オリンパス株式会社(東京都新宿区)は、このほど「胃・大腸がん検診と内視鏡検査」に関する意識調査の結果を発表しました。同調査によると、胃がん検診において、約2人に1人が「胃内視鏡検査(胃カメラ)」を選択していることが分かりました。一方、大腸内視鏡検査では、検査前の準備について不安を感じる人が多いことも分かりました。
調査は、全国の40~60代の男女1万4100人(各都道府県男女性年代別各50人)を対象として、2024年3月にインターネットで実施されました。
日本では近年、1年間に約100万人(※)の人が新たにがんと診断され、男性では3人に2人、女性では2人に1人が生涯でがんに罹患し、2022年には約38万人(※)が、がんで亡くなっているといいます。
しかし、胃がん・大腸がんにおいては、早期に発見し、治療をすれば治る可能性がとても高く、治癒率は98%以上(※)となっています。そこで、「治癒率90%以上」と答えた割合を調べたところ、胃がんは29.5%、大腸がんは28.0%といずれも3割未満にとどまりました。
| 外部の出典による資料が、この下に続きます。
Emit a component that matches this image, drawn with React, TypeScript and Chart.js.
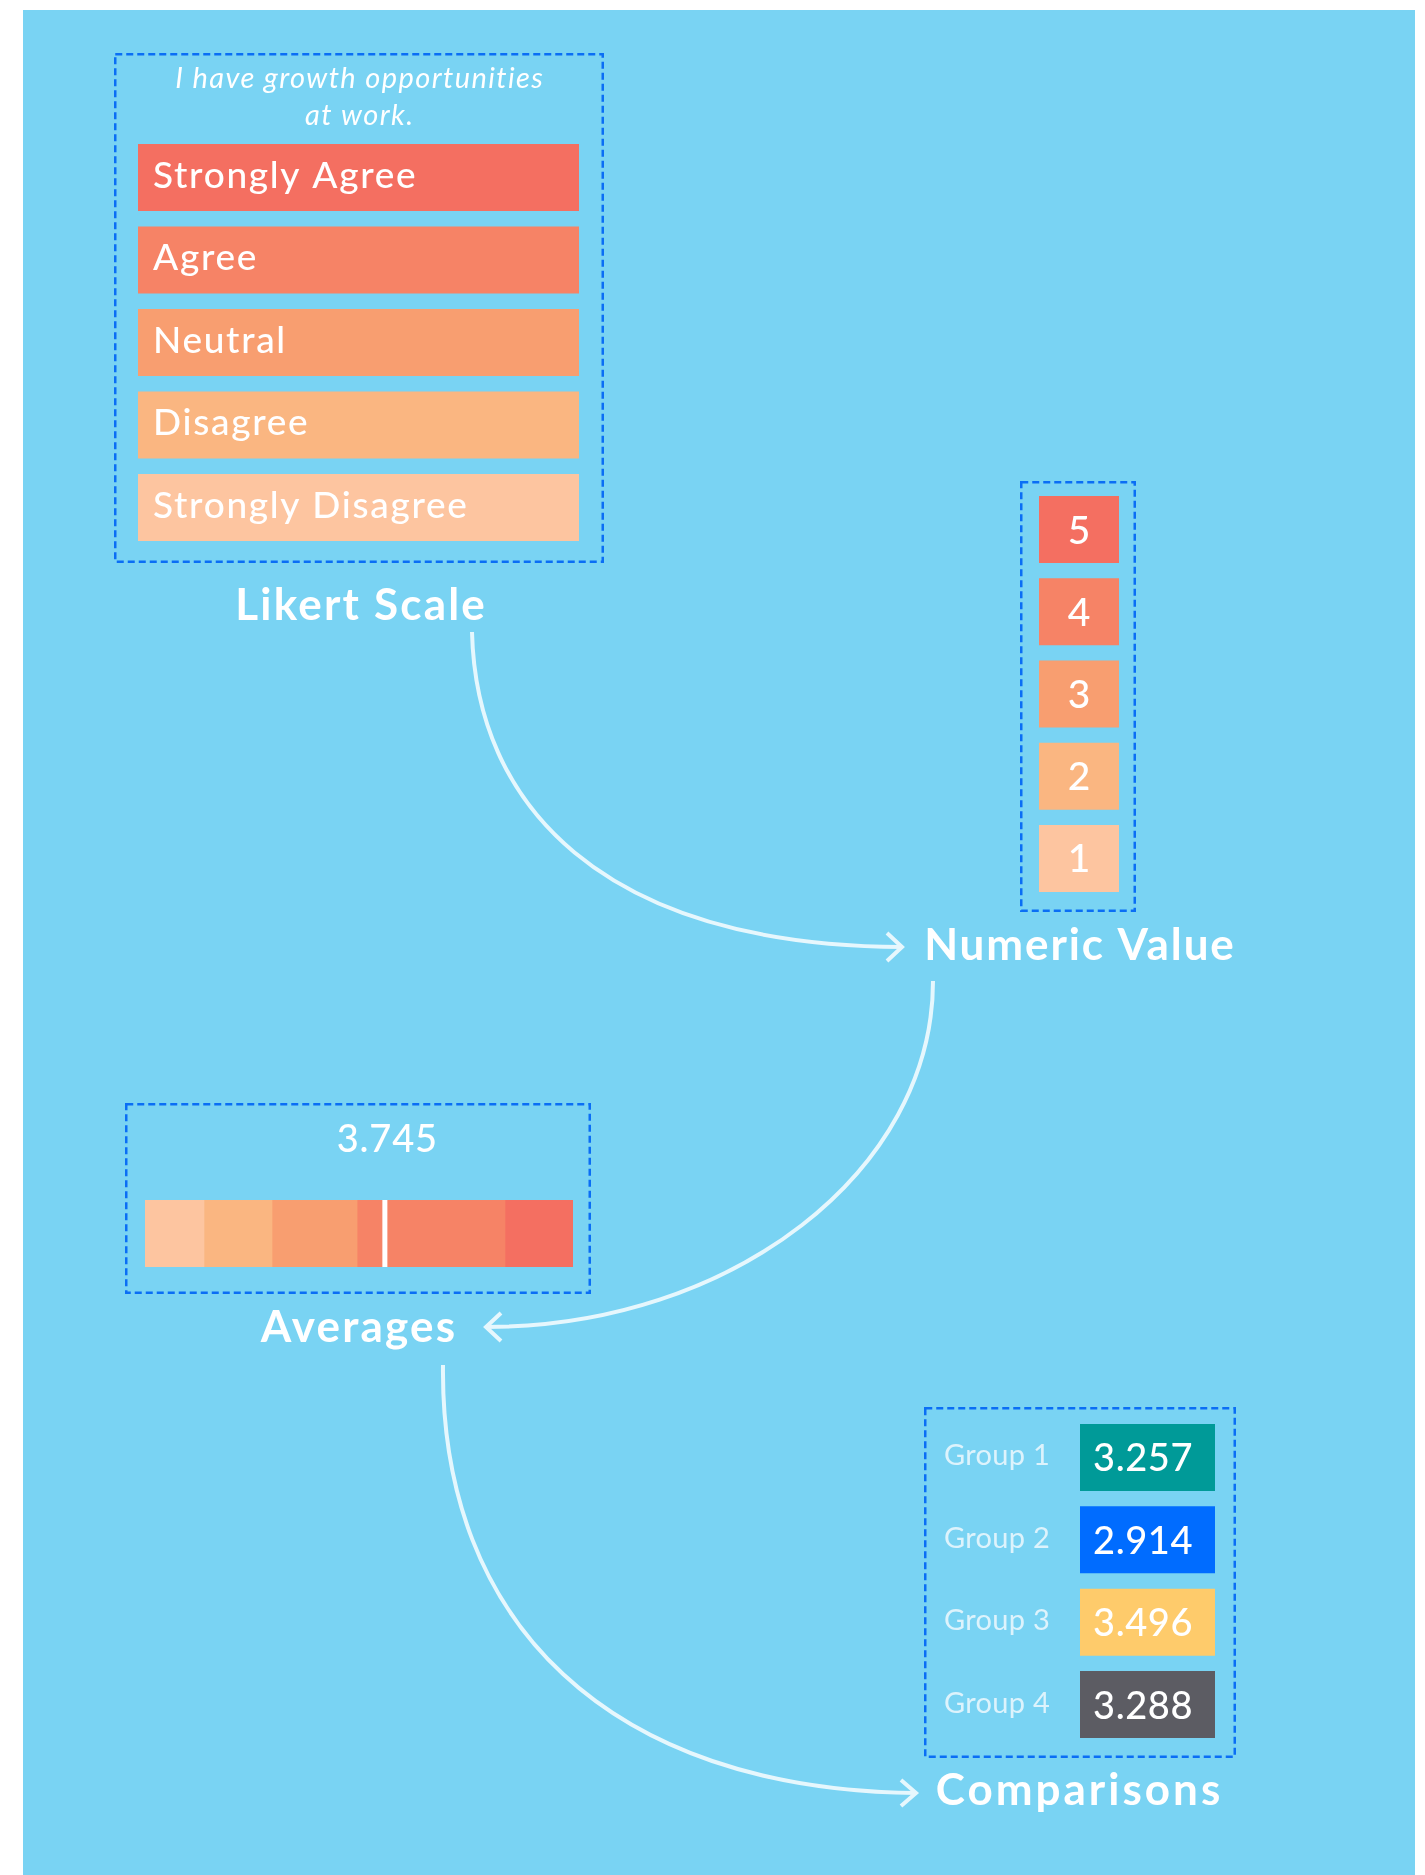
import React, { useEffect, useRef } from "react";
import { Chart, registerables } from "chart.js";

Chart.register(...registerables);

// ---------------- data ----------------
const likertQuestion = ["I have growth opportunities", "at work."];
const likertLabels = ["Strongly Agree", "Agree", "Neutral", "Disagree", "Strongly Disagree"];
const likertColors = ["#F46F61", "#F68366", "#F89E70", "#FAB681", "#FDC5A0"];
const likertBarLength = [100, 100, 100, 100, 100];

const numericLabels = ["5", "4", "3", "2", "1"];
const numericColors = ["#F46F61", "#F68366", "#F89E70", "#FAB681", "#FDC5A0"];
const numericCellLength = [1, 1, 1, 1, 1];

const averageSegmentLabels = ["Strongly Disagree", "Disagree", "Neutral", "Agree", "Strongly Agree"];
const averageSegmentShares = [13.8, 15.9, 19.9, 34.6, 15.9];
const averageSegmentColors = ["#FDC5A0", "#FAB681", "#F89E70", "#F68366", "#F46F61"];
const averageMarkerPosition = 56.1;
const averageScore = 3.745;

const groupLabels = ["Group 1", "Group 2", "Group 3", "Group 4"];
const groupScores = [3.257, 2.914, 3.496, 3.288];
const groupColors = ["#009A98", "#006CFF", "#FECB6B", "#5C5C63"];
const groupCellLength = [1, 1, 1, 1];

const captions = ["Likert Scale", "Numeric Value", "Averages", "Comparisons"];

// ---------------- styles ----------------
const FONT = "Lato, 'Open Sans', sans-serif";
const BG = "#79D3F3";
const DASH = "#0A6EF5";
const ARROW = "#E6F7FD";

function dashedBox(ctx: CanvasRenderingContext2D, x: number, y: number, w: number, h: number) {
  ctx.save();
  ctx.strokeStyle = DASH;
  ctx.lineWidth = 2.5;
  ctx.setLineDash([7, 4]);
  ctx.strokeRect(x, y, w, h);
  ctx.restore();
}

function drawText(
  ctx: CanvasRenderingContext2D,
  text: string,
  x: number,
  y: number,
  font: string,
  color: string,
  align: CanvasTextAlign = "center",
  spacing = 0
) {
  ctx.save();
  ctx.font = font;
  ctx.fillStyle = color;
  ctx.textAlign = align;
  ctx.textBaseline = "alphabetic";
  (ctx as any).letterSpacing = spacing + "px";
  const shift = align === "center" ? spacing / 2 : 0;
  ctx.fillText(text, x + shift, y);
  ctx.restore();
}

function baseOptions(padding: any) {
  return {
    responsive: false,
    maintainAspectRatio: false,
    animation: false as const,
    devicePixelRatio: 1,
    events: [] as any[],
    layout: { padding },
    plugins: {
      legend: { display: false },
      tooltip: { enabled: false },
      title: { display: false },
    },
  };
}

function ChartCanvas(props: { left: number; top: number; width: number; height: number; config: () => any }) {
  const ref = useRef<HTMLCanvasElement | null>(null);
  useEffect(() => {
    if (!ref.current) return;
    const chart = new Chart(ref.current, props.config());
    return () => chart.destroy();
  }, []);
  return (
    <canvas
      ref={ref}
      width={props.width}
      height={props.height}
      style={{
        position: "absolute",
        left: props.left,
        top: props.top,
        width: props.width,
        height: props.height,
      }}
    />
  );
}

// ---------------- chart configs ----------------
const likertConfig = () => ({
  type: "bar",
  data: {
    labels: likertLabels,
    datasets: [
      {
        data: likertBarLength,
        backgroundColor: likertColors,
        borderWidth: 0,
        barPercentage: 0.812,
        categoryPercentage: 1,
      },
    ],
  },
  options: {
    ...baseOptions({ left: 24, right: 25, top: 83.25, bottom: 94.25 }),
    indexAxis: "y",
    scales: {
      x: { display: false, min: 0, max: 100 },
      y: { display: false },
    },
  },
  plugins: [
    {
      id: "likertDecor",
      afterDatasetsDraw(chart: any) {
        const ctx = chart.ctx as CanvasRenderingContext2D;
        dashedBox(ctx, 1.25, 1.25, 487.5, 507.5);
        drawText(ctx, likertQuestion[0], 245, 35, `italic 400 29px ${FONT}`, "#FFFFFF", "center", 1.4);
        drawText(ctx, likertQuestion[1], 245, 72, `italic 400 29px ${FONT}`, "#FFFFFF", "center", 1.4);
        const meta = chart.getDatasetMeta(0);
        meta.data.forEach((el: any, i: number) => {
          drawText(ctx, likertLabels[i], el.base + 15, el.y + 10, `500 37px ${FONT}`, "#FFFFFF", "left", 1.7);
        });
        drawText(ctx, captions[0], 246, 567, `700 44px ${FONT}`, "#FFFFFF", "center", 2.2);
      },
    },
  ],
});

const numericConfig = () => ({
  type: "bar",
  data: {
    labels: numericLabels,
    datasets: [
      {
        data: numericCellLength,
        backgroundColor: numericColors,
        borderWidth: 0,
        barPercentage: 0.815,
        categoryPercentage: 1,
      },
    ],
  },
  options: {
    ...baseOptions({ left: 125, right: 125, top: 7.4, bottom: 71.4 }),
    indexAxis: "y",
    scales: {
      x: { display: false, min: 0, max: 1 },
      y: { display: false },
    },
  },
  plugins: [
    {
      id: "numericDecor",
      afterDatasetsDraw(chart: any) {
        const ctx = chart.ctx as CanvasRenderingContext2D;
        dashedBox(ctx, 107.25, 1.25, 113.5, 428.5);
        const meta = chart.getDatasetMeta(0);
        meta.data.forEach((el: any, i: number) => {
          drawText(ctx, numericLabels[i], (el.base + el.x) / 2, el.y + 14, `500 39px ${FONT}`, "#FFFFFF");
        });
        drawText(ctx, captions[1], 165, 479, `700 44px ${FONT}`, "#FFFFFF", "center", 1.9);
      },
    },
  ],
});

const averageTotal = averageSegmentShares.reduce((a, b) => a + b, 0);

const averagesConfig = () => ({
  type: "bar",
  data: {
    labels: [""],
    datasets: averageSegmentShares.map((v, i) => ({
      label: averageSegmentLabels[i],
      data: [v],
      backgroundColor: averageSegmentColors[i],
      borderWidth: 0,
      barPercentage: 1,
      categoryPercentage: 1,
    })),
  },
  options: {
    ...baseOptions({ left: 20, right: 18, top: 97, bottom: 93 }),
    indexAxis: "y",
    scales: {
      x: { display: false, stacked: true, min: 0, max: averageTotal },
      y: { display: false, stacked: true },
    },
  },
  plugins: [
    {
      id: "averagesDecor",
      afterDatasetsDraw(chart: any) {
        const ctx = chart.ctx as CanvasRenderingContext2D;
        dashedBox(ctx, 1.25, 1.25, 463.5, 188.5);
        const area = chart.chartArea;
        const mx = chart.scales.x.getPixelForValue(averageMarkerPosition);
        ctx.save();
        ctx.fillStyle = "#FFFFFF";
        ctx.fillRect(mx - 2.5, area.top, 5, area.bottom - area.top);
        ctx.restore();
        drawText(ctx, averageScore.toFixed(3), mx + 2, 49, `500 38px ${FONT}`, "#FFFFFF", "center", 0.8);
        drawText(ctx, captions[2], 233, 239, `700 44px ${FONT}`, "#FFFFFF", "center", 2.2);
      },
    },
  ],
});

const comparisonsConfig = () => ({
  type: "bar",
  data: {
    labels: groupLabels,
    datasets: [
      {
        data: groupCellLength,
        backgroundColor: groupColors,
        borderWidth: 0,
        barPercentage: 0.814,
        categoryPercentage: 1,
      },
    ],
  },
  options: {
    ...baseOptions({ left: 166, right: 29, top: 9.3, bottom: 71.3 }),
    indexAxis: "y",
    scales: {
      x: { display: false, min: 0, max: 1 },
      y: { display: false },
    },
  },
  plugins: [
    {
      id: "comparisonsDecor",
      afterDatasetsDraw(chart: any) {
        const ctx = chart.ctx as CanvasRenderingContext2D;
        dashedBox(ctx, 11.25, 1.25, 309.5, 348.5);
        const meta = chart.getDatasetMeta(0);
        meta.data.forEach((el: any, i: number) => {
          drawText(ctx, groupLabels[i], 30, el.y + 8, `400 29px ${FONT}`, "#DDF3FC", "left", 0.3);
          drawText(ctx, groupScores[i].toFixed(3), el.base + 13, el.y + 14, `500 38px ${FONT}`, "#FFFFFF", "left", 0.6);
        });
        drawText(ctx, captions[3], 164, 398, `700 44px ${FONT}`, "#FFFFFF", "center", 3);
      },
    },
  ],
});

// ---------------- connectors (layout only) ----------------
const connectorPaths = [
  "M472 632 C476 802 598 945 902 947",
  "M933 981 C933 1171 732 1327 486 1327",
  "M443 1365 C440 1622 609 1790 916 1793",
];
const arrowHeads = [
  "M887 933 L902 947 L887 961",
  "M501 1313 L486 1327 L501 1341",
  "M901 1780 L916 1793 L901 1806",
];

export default function App() {
  return (
    <div style={{ position: "absolute", left: 0, top: 0, width: 1425, height: 1875, overflow: "hidden" }}>
      <div style={{ position: "absolute", left: 23, top: 10, width: 1392, height: 1865, background: BG }} />
      <svg
        width={1425}
        height={1875}
        style={{ position: "absolute", left: 0, top: 0 }}
      >
        {connectorPaths.map((d, i) => (
          <path key={"c" + i} d={d} fill="none" stroke={ARROW} strokeWidth={4} />
        ))}
        {arrowHeads.map((d, i) => (
          <path key={"h" + i} d={d} fill="none" stroke={ARROW} strokeWidth={4} strokeLinejoin="miter" />
        ))}
      </svg>
      <ChartCanvas left={114} top={53} width={490} height={590} config={likertConfig} />
      <ChartCanvas left={914} top={481} width={330} height={490} config={numericConfig} />
      <ChartCanvas left={125} top={1103} width={466} height={257} config={averagesConfig} />
      <ChartCanvas left={914} top={1407} width={330} height={410} config={comparisonsConfig} />
    </div>
  );
}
(※)国立研究開発法人国立がん研究センターがん情報サービスより
一方、「治癒率60%未満」と答えた人の割合は、胃がんは29.0%、大腸がんは30.5%となり、事実と乖離した認識を持つ人もみられ、早期発見・治療によるメリットは未だ多くの人に認識されていない実態が明らかになりました。
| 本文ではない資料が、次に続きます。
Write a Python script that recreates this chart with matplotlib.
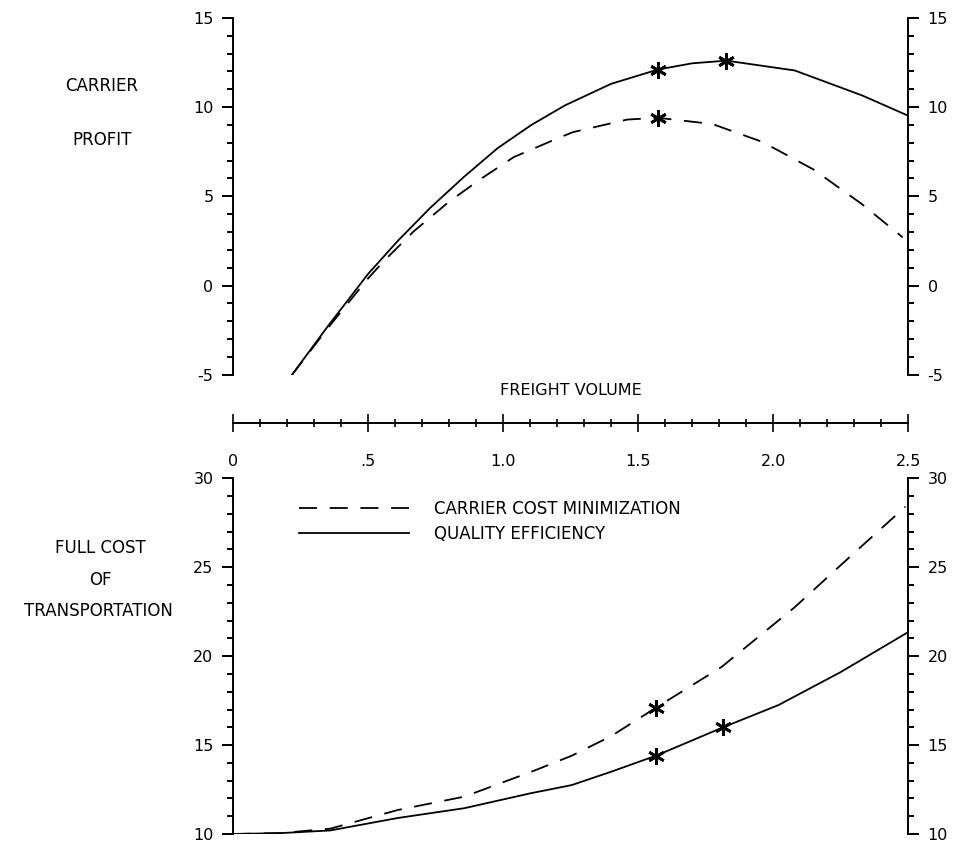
import matplotlib
matplotlib.use("Agg")
import matplotlib.pyplot as plt
from matplotlib.ticker import MultipleLocator, FixedLocator, FixedFormatter

plt.rcParams["axes.unicode_minus"] = False

# freight volume vs carrier profit
prof_qe_x = [0.216, 0.35, 0.50, 0.61, 0.73, 0.856, 0.98, 1.105, 1.23, 1.40, 1.573, 1.70, 1.827, 2.08, 2.33, 2.51]
prof_qe_y = [-5.05, -2.3, 0.65, 2.5, 4.35, 6.1, 7.7, 9.0, 10.1, 11.3, 12.1, 12.45, 12.6, 12.05, 10.65, 9.45]
prof_cm_x = [0.216, 0.35, 0.50, 0.56, 0.67, 0.80, 0.92, 1.04, 1.21, 1.26, 1.46, 1.573, 1.775, 1.96, 2.15, 2.33, 2.48]
prof_cm_y = [-5.05, -2.4, 0.4, 1.4, 3.05, 4.7, 6.0, 7.2, 8.3, 8.6, 9.3, 9.4, 9.05, 8.05, 6.5, 4.55, 2.7]

# freight volume vs full cost of transportation
cost_qe_x = [0, 0.175, 0.36, 0.61, 0.856, 1.105, 1.254, 1.4, 1.566, 1.815, 2.02, 2.25, 2.5]
cost_qe_y = [10, 10.05, 10.2, 10.9, 11.45, 12.3, 12.75, 13.5, 14.4, 16.0, 17.25, 19.1, 21.35]
cost_cm_x = [0, 0.175, 0.36, 0.61, 0.856, 1.105, 1.254, 1.4, 1.566, 1.81, 2.08, 2.30, 2.49]
cost_cm_y = [10, 10.05, 10.3, 11.35, 12.1, 13.5, 14.4, 15.5, 17.1, 19.4, 22.75, 25.8, 28.4]

# starred points
star_prof_qe_x = [1.573, 1.827]
star_prof_qe_y = [12.1, 12.6]
star_prof_cm_x = [1.573]
star_prof_cm_y = [9.4]
star_cost_qe_x = [1.566, 1.815]
star_cost_qe_y = [14.4, 16.0]
star_cost_cm_x = [1.566]
star_cost_cm_y = [17.1]

x_ticks = [0, 0.5, 1.0, 1.5, 2.0, 2.5]
x_labels = ["0", ".5", "1.0", "1.5", "2.0", "2.5"]

dash = (0, (10, 7))
lw = 1.3
star = dict(marker=(6, 2, 0), markersize=12, markeredgewidth=2.0, color="black", linestyle="none")

fig = plt.figure(figsize=(9.63, 8.48), dpi=100)


def style_y(ax, lo, hi):
    ax.set_xlim(0, 2.5)
    ax.set_ylim(lo, hi)
    for s in ["top", "bottom"]:
        ax.spines[s].set_visible(False)
    ax.spines["left"].set_linewidth(1.4)
    ax.spines["right"].set_linewidth(1.4)
    ax.set_xticks([])
    ax.yaxis.set_major_locator(MultipleLocator(5))
    ax.yaxis.set_minor_locator(MultipleLocator(1))
    ax.tick_params(axis="y", which="both", direction="out", left=True, right=True,
                   labelleft=True, labelright=True, width=1.4, labelsize=11.5, pad=6)
    ax.tick_params(axis="y", which="major", length=8)
    ax.tick_params(axis="y", which="minor", length=4)


ax1 = fig.add_axes([0.242, 0.558, 0.701, 0.421])
style_y(ax1, -5, 15)
ax1.plot(prof_qe_x, prof_qe_y, color="black", lw=lw)
ax1.plot(prof_cm_x, prof_cm_y, color="black", lw=lw, linestyle=dash)
ax1.plot(star_prof_qe_x, star_prof_qe_y, **star)
ax1.plot(star_prof_cm_x, star_prof_cm_y, **star)

ax2 = fig.add_axes([0.242, 0.0165, 0.701, 0.4195])
style_y(ax2, 10, 30)
ax2.plot(cost_cm_x, cost_cm_y, color="black", lw=lw, linestyle=dash,
         label="CARRIER COST MINIMIZATION")
ax2.plot(cost_qe_x, cost_qe_y, color="black", lw=lw, label="QUALITY EFFICIENCY")
ax2.plot(star_cost_qe_x, star_cost_qe_y, **star)
ax2.plot(star_cost_cm_x, star_cost_cm_y, **star)
ax2.legend(loc="upper left", bbox_to_anchor=(0.097, 0.94), frameon=False, fontsize=12,
           handlelength=6.6, handletextpad=1.5, labelspacing=0.45, borderpad=0, borderaxespad=0)

# shared freight volume axis between the panels
axx = fig.add_axes([0.242, 0.501, 0.701, 0.0001])
axx.set_xlim(0, 2.5)
for s in ["top", "left", "right"]:
    axx.spines[s].set_visible(False)
axx.spines["bottom"].set_linewidth(1.4)
axx.set_yticks([])
axx.xaxis.set_major_locator(FixedLocator(x_ticks))
axx.xaxis.set_major_formatter(FixedFormatter(x_labels))
axx.xaxis.set_minor_locator(MultipleLocator(0.1))
axx.tick_params(axis="x", which="both", direction="inout", width=1.2, labelsize=11.5)
axx.tick_params(axis="x", which="major", length=13, pad=16)
axx.tick_params(axis="x", which="minor", length=6)
axx.set_title("FREIGHT VOLUME", fontsize=11.5, pad=20)

fig.text(0.106, 0.898, "CARRIER", ha="center", va="center", fontsize=12)
fig.text(0.106, 0.835, "PROFIT", ha="center", va="center", fontsize=12)
fig.text(0.104, 0.354, "FULL COST", ha="center", va="center", fontsize=12)
fig.text(0.104, 0.316, "OF", ha="center", va="center", fontsize=12)
fig.text(0.102, 0.279, "TRANSPORTATION", ha="center", va="center", fontsize=12)

fig.savefig("out.png", dpi=100)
(※)全国がんセンター協議会/全がん協部位別臨床病期別5年相対生存率(2011~2013年診断症例)による
続けて、「胃がん・大腸がん検診受診率」を調べたところ、胃がん検診は37.4%、大腸がん検診は28.8%となりました。
検診受診/非受診者別に受診意識をみると、検診受診者は「自覚症状がなくとも決められた受診間隔で受けるべき」と回答した人がいずれの検診でも約7割(胃がん検診71.9%、大腸がん検診72.3%)だったのに対し、非受診者は約2割(胃がん検診18.4%、大腸がん検診20.1%)にとどまりました。
この結果から、自覚症状の無い段階で定期的にがん検診を受診することが重要であるとの認識がまだ浸透していない実態が分かりました。
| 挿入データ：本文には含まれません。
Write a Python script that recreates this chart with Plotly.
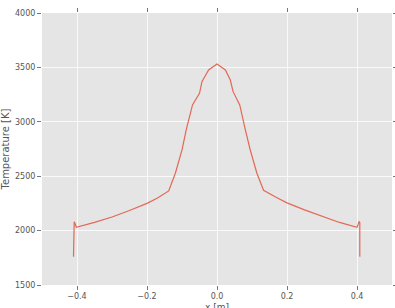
import plotly.graph_objects as go

x_m = [-0.41, -0.41, -0.408, -0.405, -0.402, -0.35, -0.30, -0.25, -0.20, -0.17, -0.138,
       -0.119, -0.10, -0.088, -0.07, -0.05, -0.043, -0.024, 0.0,
       0.024, 0.038, 0.046, 0.065, 0.081, 0.095, 0.114, 0.133,
       0.17, 0.20, 0.25, 0.30, 0.35, 0.40, 0.403, 0.406, 0.408, 0.408]
temp_k = [1760, 2075, 2082, 2060, 2030, 2075, 2125, 2185, 2250, 2300, 2365,
          2527, 2741, 2925, 3155, 3262, 3369, 3476, 3531,
          3476, 3384, 3277, 3155, 2925, 2741, 2527, 2370,
          2305, 2255, 2190, 2130, 2075, 2030, 2060, 2082, 2075, 1760]

x_ticks = [-0.4, -0.2, 0.0, 0.2, 0.4]
y_ticks = [1500, 2000, 2500, 3000, 3500, 4000]

fig = go.Figure()
fig.add_trace(go.Scatter(x=x_m, y=temp_k, mode="lines",
                         line=dict(color="#E24A33", width=1.2), opacity=0.8))

axis_common = dict(
    showgrid=True, gridcolor="rgba(255,255,255,0.75)", gridwidth=1, zeroline=False,
    showline=False, ticks="outside", ticklen=4, tickcolor="#777777",
    tickfont=dict(family="DejaVu Sans", size=8, color="#555555"),
    mirror="ticks",
)

fig.update_layout(
    width=395, height=308,
    margin=dict(l=42, r=3, t=13, b=23),
    paper_bgcolor="white", plot_bgcolor="#E5E5E5",
    showlegend=False,
    xaxis=dict(range=[-0.5, 0.5], tickvals=x_ticks, tickformat=".1f",
               ticklabelstandoff=-1, **axis_common),
    yaxis=dict(range=[1500, 4000], tickvals=y_ticks,
               title=dict(text="Temperature [K]", font=dict(family="DejaVu Sans", size=10, color="#555555"), standoff=4),
               **axis_common),
    annotations=[dict(text="x [m]", xref="paper", yref="paper", x=0.5, y=-0.054,
                      xanchor="center", yanchor="top", showarrow=False,
                      font=dict(family="DejaVu Sans", size=9, color="#555555"))],
)
fig.update_xaxes(automargin=False)
fig.update_yaxes(automargin=False)

fig.write_html("out.html")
また、胃がん検診を受けなかった5884人と大腸がん検診を受けなかった1万39人にその理由を尋ねたところ、いずれも「特に自覚症状もないから」(31.5%、26.1%)が最多となりました。
一般的に早期がんでは自覚症状が現れることは少ないと言われており、自覚症状がない段階で定期的にがん検診を受診することが重要とされています。検診は「自覚症状がない人」が受診対象ですが、本調査からその考え方そのものを理解していない人が多いことが明らかになりました。
なお、胃がん検診において、厚生労働省が指針で定める「胃部エックス線検査(バリウム検査)」と「胃内視鏡検査(胃カメラ)」の選択率を調べた結果、51.2%(人間ドックや職域検診を含む)の人が「胃内視鏡検査(胃カメラ)」を選択していました。
また、内視鏡での受診者は「この検査方法が良いと思って受けた」と回答した人が81.9%だったのに対し、エックス線での受診者では18.7%にとどまったことから、内視鏡の受診機会が限られているためにエックス線を受診している人も一定数いたことがうかがえました。
また、大腸内視鏡検査では、病変の見落としを避けるため、下剤によって大腸内部をきれいにすることが大切だといわれています。そこで、「大腸内視鏡検査を受けるにあたって不安なこと」を尋ねたところ、「腸管洗浄剤(下剤)でトイレに何度も行くのが面倒」が最多となり、検査前の準備について不安を感じる人が多いことが分かりました。
ただし、その回数やつらさを軽減するためにできることもあるといい、同社は「『検査前の食事制限を守る』『医師に下剤の種類を相談する』等、医療機関の案内に沿って基本的な準備をするようにしましょう」とコメントしています。